Competition by Analytics India Magazine and Tredence on MachineHack.
Contents:
👋 Introduction:
Competitions with tabular datasets are always fun. I’ve been focusing on Computer Vision with RespAI and the Petfinder competition and this competition came as a pleasant surprise. I entered it as an escape/distraction from computer vision but that soon changed as I found myself working on it for hours together. The data presented here isn’t real world and clearly human-made, with clean rows and a seemingly careful input of NaNs into specific columns. I spent most of my time figuring out methods to fill these NaNs with model predictions being the solution I went with finally. As beginner-friendly as it was, it did help me learn a great deal. This was the first time I explored hyperparameter tuning libraries (apart from sklearn’s random search and grid search) and stuck with Optuna. Classical Machine Learning models aside, I took a Neural Network approach as well. Of course, my final submission was an ensemble of pretty much all the models I successfully evaluated. Below, I note down the info and details about the competition and my approach towards it.
🎯 Problem statement:
The year is 2050 and a team of astronauts from all over the world went on a mission to an Exoplanet and discovered a vast amount of life and awesome weather. The scientists began collecting data samples of fruits found in their landing site and were curious by their shape and size. They collected data for more than a solar year of the planet to understand the fruit growing conditions in different weathers.
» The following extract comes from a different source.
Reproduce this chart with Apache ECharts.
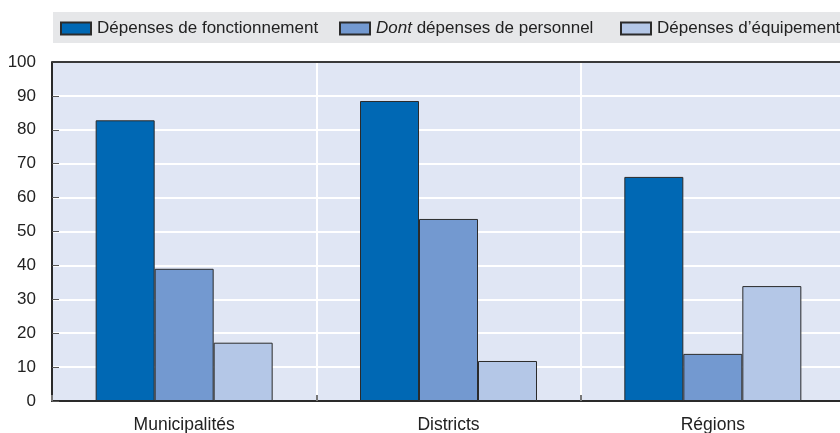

To analyze data and grow fruits similar to earth, they began transmitting data back to the Earth, however, due to solar radiation, some data got corrupted and got lost in transmission. Back on Earth, the scientists figured they need to identify the type of climate the exoplanet has based on the properties of the fruit with the existing challenge of missing data. Help the scientists identify the earth-like season in which the fruit must have grown using the data collected.
📚 About the dataset:
- Train: 42,748 rows x 14 columns
- Test: 18,321 rows x 14 columns
Find out more about the columns in the dataset here.
✅ Approach:
🧹 Data cleaning:
- NaNs were found in columns ring-type and gill-attachment
- Filled NaNs in gill-attachment using predictions from CatBoost [Tuned with Optuna]
- Separate NaNs in ring-type into a new column
- LabelEncode and OneHotEncode
🧠Models:
Ensemble of the following models:
- XGBClassifier
- CatBoostClassifier
- SVC
- RandomForestClassifier
- Neural network (Architecture below)
🚀 CV and hyperparameter tuning:
- Stratified 5 fold cross validation
- Binning using Rice rule
- Hyperparameter tuning ML models using Optuna:
- RandomForest: {‘n_estimators’: 597, ‘criterion’: ‘gini’}
- CatBoost: {‘n_estimators’: 1170, ‘learning_rate’: 0.0631377357362828, ‘max_depth’: 14, task_type:’GPU’}
- Best CV scores:
- XGBClassifier - 0.51658
- CatBoostClassifier - 0.51611
- SVC - 0.51925
- RandomForestClassifier - 0.51838
- Neural network - 0.52039
🎯 Results:
- Final score: 0.51913
- Rank: 25